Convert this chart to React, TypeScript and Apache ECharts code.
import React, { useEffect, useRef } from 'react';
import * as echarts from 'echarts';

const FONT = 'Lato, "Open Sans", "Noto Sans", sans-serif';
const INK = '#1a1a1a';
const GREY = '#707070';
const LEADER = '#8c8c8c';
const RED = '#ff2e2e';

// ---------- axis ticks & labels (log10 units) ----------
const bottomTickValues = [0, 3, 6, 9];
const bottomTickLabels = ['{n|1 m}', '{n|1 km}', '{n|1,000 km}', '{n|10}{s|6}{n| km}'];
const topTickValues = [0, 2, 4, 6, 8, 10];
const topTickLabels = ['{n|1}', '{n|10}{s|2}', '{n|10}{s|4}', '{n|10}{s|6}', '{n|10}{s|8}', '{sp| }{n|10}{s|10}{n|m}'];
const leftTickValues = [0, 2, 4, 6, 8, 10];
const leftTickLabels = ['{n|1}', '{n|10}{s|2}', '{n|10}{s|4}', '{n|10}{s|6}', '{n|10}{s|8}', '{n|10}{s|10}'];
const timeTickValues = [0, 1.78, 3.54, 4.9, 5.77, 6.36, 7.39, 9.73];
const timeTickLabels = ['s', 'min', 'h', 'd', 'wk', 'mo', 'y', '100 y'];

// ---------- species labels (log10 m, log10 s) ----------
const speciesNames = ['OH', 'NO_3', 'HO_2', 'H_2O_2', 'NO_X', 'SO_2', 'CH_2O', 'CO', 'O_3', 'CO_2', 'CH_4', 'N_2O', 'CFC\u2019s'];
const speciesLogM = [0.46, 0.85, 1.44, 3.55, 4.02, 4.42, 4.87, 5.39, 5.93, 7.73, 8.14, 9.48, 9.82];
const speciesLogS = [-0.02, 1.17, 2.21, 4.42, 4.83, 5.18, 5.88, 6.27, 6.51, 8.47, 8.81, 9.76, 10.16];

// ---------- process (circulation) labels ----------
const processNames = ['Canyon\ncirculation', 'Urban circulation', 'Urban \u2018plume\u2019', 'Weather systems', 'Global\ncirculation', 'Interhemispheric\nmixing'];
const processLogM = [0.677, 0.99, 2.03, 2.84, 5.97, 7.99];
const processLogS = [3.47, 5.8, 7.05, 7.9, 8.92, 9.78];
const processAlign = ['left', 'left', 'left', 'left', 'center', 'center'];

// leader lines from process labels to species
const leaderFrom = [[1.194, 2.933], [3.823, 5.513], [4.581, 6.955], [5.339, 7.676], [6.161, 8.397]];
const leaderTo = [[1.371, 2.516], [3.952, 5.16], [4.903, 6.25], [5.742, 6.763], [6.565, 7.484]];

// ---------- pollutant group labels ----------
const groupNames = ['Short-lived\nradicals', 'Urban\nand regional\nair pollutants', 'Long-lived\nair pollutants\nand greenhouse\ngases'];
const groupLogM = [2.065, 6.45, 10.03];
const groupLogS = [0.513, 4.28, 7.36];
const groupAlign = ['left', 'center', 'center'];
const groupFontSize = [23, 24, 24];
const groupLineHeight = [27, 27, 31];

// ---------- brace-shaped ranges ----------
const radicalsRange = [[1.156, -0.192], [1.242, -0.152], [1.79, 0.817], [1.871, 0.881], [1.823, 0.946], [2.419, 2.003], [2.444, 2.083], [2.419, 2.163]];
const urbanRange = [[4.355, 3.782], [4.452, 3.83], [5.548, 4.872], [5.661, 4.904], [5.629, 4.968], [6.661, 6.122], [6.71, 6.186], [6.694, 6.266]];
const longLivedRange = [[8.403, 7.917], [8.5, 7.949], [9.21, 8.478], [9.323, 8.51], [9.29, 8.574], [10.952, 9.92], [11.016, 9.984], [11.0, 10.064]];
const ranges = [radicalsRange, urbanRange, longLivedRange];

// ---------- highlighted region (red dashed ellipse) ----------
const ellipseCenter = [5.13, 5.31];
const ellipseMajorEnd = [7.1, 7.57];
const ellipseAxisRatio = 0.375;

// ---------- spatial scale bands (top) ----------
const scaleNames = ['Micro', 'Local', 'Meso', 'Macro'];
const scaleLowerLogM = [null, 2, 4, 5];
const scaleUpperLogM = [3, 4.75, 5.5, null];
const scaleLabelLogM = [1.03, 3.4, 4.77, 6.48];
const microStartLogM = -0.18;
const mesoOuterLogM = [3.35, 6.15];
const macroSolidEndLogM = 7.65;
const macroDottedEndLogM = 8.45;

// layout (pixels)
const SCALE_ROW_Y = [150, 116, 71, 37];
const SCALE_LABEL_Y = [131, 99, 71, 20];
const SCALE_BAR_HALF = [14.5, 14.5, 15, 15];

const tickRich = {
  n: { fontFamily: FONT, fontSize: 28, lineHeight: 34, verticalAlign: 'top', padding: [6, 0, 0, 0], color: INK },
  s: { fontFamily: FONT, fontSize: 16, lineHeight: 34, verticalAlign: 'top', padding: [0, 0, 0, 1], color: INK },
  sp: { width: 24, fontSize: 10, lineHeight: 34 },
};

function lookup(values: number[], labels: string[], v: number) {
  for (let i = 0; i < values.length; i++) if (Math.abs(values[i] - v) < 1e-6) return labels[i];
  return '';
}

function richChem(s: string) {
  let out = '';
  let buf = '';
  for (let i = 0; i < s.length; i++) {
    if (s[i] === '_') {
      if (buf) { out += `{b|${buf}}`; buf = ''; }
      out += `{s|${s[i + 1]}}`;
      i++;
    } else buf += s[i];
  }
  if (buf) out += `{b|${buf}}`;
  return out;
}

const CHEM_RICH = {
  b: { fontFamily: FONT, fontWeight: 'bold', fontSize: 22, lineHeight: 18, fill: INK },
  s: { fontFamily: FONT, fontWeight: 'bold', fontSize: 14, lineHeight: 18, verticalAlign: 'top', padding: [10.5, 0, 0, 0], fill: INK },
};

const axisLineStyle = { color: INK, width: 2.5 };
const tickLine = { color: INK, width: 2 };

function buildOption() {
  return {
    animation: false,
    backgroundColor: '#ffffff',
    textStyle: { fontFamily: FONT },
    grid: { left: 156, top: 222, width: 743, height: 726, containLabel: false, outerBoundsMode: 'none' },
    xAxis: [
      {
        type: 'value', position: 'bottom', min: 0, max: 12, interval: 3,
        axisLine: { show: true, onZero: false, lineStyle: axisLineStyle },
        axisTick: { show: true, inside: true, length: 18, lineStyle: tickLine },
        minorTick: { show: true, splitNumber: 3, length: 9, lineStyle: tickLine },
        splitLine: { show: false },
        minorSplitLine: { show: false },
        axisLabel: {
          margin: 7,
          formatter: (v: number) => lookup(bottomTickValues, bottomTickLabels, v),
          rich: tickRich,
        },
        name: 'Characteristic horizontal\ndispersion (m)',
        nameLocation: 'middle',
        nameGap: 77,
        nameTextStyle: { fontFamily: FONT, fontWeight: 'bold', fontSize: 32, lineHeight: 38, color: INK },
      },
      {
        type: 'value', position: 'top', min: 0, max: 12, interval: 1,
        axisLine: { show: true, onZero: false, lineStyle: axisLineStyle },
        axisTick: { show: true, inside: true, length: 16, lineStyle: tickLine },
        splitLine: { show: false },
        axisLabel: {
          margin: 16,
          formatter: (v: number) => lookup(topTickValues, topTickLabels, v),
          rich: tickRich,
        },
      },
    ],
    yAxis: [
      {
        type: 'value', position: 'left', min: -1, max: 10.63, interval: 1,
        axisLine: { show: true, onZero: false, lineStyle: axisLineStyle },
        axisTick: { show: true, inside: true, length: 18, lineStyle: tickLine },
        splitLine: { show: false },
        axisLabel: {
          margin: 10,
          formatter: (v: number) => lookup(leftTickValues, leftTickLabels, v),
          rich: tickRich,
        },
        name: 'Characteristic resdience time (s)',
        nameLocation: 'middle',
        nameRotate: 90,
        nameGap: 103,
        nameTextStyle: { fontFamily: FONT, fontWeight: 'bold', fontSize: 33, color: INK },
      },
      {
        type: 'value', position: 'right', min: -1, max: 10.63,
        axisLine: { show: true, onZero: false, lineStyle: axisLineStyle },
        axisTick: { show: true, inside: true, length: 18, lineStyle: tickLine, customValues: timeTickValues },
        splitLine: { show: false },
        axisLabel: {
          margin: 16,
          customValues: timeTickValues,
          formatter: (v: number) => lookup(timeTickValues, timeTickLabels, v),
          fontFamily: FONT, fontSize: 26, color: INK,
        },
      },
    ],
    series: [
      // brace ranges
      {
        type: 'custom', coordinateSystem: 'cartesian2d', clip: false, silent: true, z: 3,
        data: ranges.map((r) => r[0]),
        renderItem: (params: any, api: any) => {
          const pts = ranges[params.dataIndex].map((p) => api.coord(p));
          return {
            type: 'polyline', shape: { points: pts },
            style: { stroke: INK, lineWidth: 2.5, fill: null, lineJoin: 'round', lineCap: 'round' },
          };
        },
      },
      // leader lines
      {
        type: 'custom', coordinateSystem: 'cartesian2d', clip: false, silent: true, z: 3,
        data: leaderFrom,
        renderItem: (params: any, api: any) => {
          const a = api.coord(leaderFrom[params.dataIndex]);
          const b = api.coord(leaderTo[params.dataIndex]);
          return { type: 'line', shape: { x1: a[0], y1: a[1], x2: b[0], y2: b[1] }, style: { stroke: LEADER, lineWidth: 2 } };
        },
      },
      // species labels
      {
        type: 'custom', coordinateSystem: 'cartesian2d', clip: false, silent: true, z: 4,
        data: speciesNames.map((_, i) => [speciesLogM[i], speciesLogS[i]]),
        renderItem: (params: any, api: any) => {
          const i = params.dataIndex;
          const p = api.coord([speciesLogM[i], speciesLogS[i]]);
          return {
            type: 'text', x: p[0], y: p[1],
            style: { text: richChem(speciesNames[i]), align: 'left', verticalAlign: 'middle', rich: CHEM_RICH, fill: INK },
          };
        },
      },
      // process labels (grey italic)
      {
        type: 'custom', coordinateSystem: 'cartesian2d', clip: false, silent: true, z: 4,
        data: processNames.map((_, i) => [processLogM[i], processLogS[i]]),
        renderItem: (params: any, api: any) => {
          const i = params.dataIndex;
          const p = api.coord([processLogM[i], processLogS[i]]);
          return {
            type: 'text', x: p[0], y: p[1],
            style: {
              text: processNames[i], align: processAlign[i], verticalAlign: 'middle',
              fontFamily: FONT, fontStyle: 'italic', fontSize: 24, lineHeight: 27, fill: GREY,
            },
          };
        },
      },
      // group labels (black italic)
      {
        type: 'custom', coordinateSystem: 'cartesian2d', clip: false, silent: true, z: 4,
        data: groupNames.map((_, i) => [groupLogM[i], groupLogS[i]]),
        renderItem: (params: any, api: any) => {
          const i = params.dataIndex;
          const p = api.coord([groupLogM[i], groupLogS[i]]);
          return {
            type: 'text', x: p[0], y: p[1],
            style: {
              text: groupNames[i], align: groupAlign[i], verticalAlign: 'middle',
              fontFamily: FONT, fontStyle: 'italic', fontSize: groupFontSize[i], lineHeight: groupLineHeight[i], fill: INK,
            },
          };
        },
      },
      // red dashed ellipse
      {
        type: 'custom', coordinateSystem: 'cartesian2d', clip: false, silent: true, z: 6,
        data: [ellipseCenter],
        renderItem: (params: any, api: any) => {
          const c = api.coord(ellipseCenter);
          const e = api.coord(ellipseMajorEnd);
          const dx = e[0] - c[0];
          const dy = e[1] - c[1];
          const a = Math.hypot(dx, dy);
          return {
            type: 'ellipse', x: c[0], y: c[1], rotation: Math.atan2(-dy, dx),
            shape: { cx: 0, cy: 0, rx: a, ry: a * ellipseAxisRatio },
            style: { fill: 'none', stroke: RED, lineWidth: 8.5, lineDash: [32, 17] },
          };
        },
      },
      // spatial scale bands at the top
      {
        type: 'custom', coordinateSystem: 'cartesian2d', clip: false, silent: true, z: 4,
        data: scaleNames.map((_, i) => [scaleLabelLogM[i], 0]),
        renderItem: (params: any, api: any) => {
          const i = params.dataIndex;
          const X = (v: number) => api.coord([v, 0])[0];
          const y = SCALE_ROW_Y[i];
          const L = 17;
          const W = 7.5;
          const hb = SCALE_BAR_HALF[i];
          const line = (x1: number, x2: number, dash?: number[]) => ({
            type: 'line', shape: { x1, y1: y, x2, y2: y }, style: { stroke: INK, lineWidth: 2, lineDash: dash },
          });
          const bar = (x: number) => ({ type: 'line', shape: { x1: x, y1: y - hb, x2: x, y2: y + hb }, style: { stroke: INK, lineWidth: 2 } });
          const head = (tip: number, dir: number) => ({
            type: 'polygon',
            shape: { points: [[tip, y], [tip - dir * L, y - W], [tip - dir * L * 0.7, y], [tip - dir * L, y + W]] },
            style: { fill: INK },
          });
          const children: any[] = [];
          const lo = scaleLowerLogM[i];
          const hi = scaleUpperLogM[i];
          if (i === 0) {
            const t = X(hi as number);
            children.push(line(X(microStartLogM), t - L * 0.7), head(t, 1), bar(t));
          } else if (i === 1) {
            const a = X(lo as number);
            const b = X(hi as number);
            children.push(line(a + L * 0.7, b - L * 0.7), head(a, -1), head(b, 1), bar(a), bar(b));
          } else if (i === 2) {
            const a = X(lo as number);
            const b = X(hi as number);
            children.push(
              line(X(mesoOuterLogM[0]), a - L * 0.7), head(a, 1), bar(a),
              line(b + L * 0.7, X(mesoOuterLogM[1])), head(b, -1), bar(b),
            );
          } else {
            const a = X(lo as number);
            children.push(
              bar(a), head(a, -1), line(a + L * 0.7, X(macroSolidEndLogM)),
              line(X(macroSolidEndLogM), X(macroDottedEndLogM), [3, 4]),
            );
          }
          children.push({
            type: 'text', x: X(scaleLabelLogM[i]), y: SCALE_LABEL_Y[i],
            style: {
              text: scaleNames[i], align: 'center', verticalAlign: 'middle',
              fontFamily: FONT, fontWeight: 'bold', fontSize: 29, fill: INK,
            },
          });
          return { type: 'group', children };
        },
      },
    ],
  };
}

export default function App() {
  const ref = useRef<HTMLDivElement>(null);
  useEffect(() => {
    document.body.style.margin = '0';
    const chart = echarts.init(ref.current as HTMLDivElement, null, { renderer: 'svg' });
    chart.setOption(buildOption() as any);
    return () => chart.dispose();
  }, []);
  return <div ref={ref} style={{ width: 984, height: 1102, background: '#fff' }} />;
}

------------------------------------------------------------------------

▶ TASK
Without changing anything, quote the lines from the top of the data to the line that contains "const RED = '#ff2e2e';", including that line.

▶ ANSWER IN FULL
Convert this chart to React, TypeScript and Apache ECharts code.
import React, { useEffect, useRef } from 'react';
import * as echarts from 'echarts';

const FONT = 'Lato, "Open Sans", "Noto Sans", sans-serif';
const INK = '#1a1a1a';
const GREY = '#707070';
const LEADER = '#8c8c8c';
const RED = '#ff2e2e';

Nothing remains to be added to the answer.